Saturday, June 3, 2017

TSP daily charts as of 6/3/2017

Hi folks. I’ve had a lot going on since the last time I posted a daily chart blog. Some of you TSP’ers out there know me personally and some of you out there I’ve never met. In less than 30 days I will be retiring from my job as an Air Traffic Controller after almost 31 years. Will I miss it? Yea sort of. It is a cool job and one not everyone can do or wants to do. I will miss those that I worked with,  the banter we had, and the pride in my work. But here is the reason for this information. I will continue to post and report on my moves in retirement. I will practice what I preached at work since 2008-2009, that last crash, and use what I’ve learned to run my account until I mentally have to hand it off to someone else. I’ve learned enough using my monthly moves to be comfortable moving my money no matter the situation. At this point of ones life, all advisories tell you, you should scale back and invest more conservatively. If you do not believe me, select the L2050 on the TSP site and then hit the play button. By the time you get to year 2050, you’ll be invested in 74% G and 6% bonds. That’s extremly conservative. So let’s look at my situation, I should be invested in the L2020. Look below and you will see where I should be invested according to the smart people. 
 
As you can see, I should invest at least 60% of my money in conservative low earning funds.
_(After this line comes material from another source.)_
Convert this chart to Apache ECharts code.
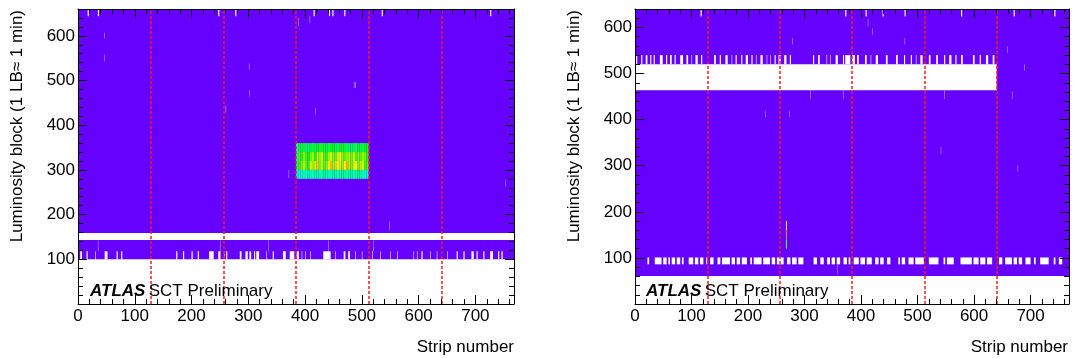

At the end of June, the smart money once again would say that I should move my money into the L-income fund. That’s what it’s all about. Earn and invest while you’re working and then just put it on cruise control when you retire. So what is the L-income show investment strategy?
 
So according to the smart money managers, I should roll 80% of my money into the G and F funds. The G-fund is returning 2.02% a year and the F-fund the last year has returned 1.86%. Well, it doesn’t take a rocket scientist to figure out that it doesn’t keep up with inflation. Also you should google the 4% rule. If I’m doing my math right, and I’ve been wrong a lot in my life, if I draw down 4%, I will need a yearly return close to 7% to keep up with the draw down. So, I want and will be a little more aggressive than that using my monthly moves. My current setup is what I will take into retirement July 1st and it will stay that way until there is a monthly change. It is now time to practice what I preached. This my setup picture that is inside my TSP account. 
 
 
If I showed a money manager this setup at my age and situation, they might just pass out. This is my last piece of advise to you younger TSP’ers. Learn to move your money in and out of funds now using unemotional, no news, no rumors, and no pressure from your peers so as to be as mechanical as a car engine. If you can move little money and look at your percentages instead of dollar amounts, then when your account grows over a half million or more, you will not be scared to make the moves. Wow, this really turned out to be a lot more long winded than I entended, but hopefully it will shed a little light on the future. I will also do my best to blog about my retirement and the TSP and it’s function so you will also know what to expect in the real world. Now to those charts. 
 
 There is nothing to like about the S&P 500 daily chart. DMI and volatility are both positive. Price is breaking out to new all time highs. Like I marked on the chart, it appears to be on cruise control. We just ride the wave. 
 
 
The Small Cap has not done a lot for weeks. It has basically been in a sideways slide. But looking at the orange line which is the upper part of a wedge, price broke out. We also got a higher pivot low which helps you draw and anticipate and uptrend. DMI is also turn positive, so now maybe the Small Cap will run. We are also going to ride with this one. 
 
 
The International is just rolling. It would have been awesome to be invested here 100% since the first of the year, but that’s what we call being greedy and not smart. Everything here is positive and we will just ride the wave. 
 
 
Bonds fired a weekly and a monthly buy signal this week. The daily buy signal was fired a few weeks back. This could be a sign that stocks will slow down and begin to consolidate  or even pullback. Do not expect bonds to pay out big returns, but do expect a slow gradual gain if all these signals are correct. In order for bonds to reach their all time highs, it must continue this trend uphill for another 3%. That’s not a big payout, but it’s a safe payout. If the stock market slows or tanks, bonds will lesson the blow. Looking at the otherside, if stocks continue to rally, bonds should not hurt our setup. Monthly wants us in, so I am in. Below is the weekly chart showing the buy signal. 
 
 
 
Conclusion: It’s been a very long time since every index we follow here has been a buy on all three charts. Volatility appears to be low and if it will stay that way throughout the summer months, maybe we can squeeze out a small gain and be happy. Right now, all is smooth sailing.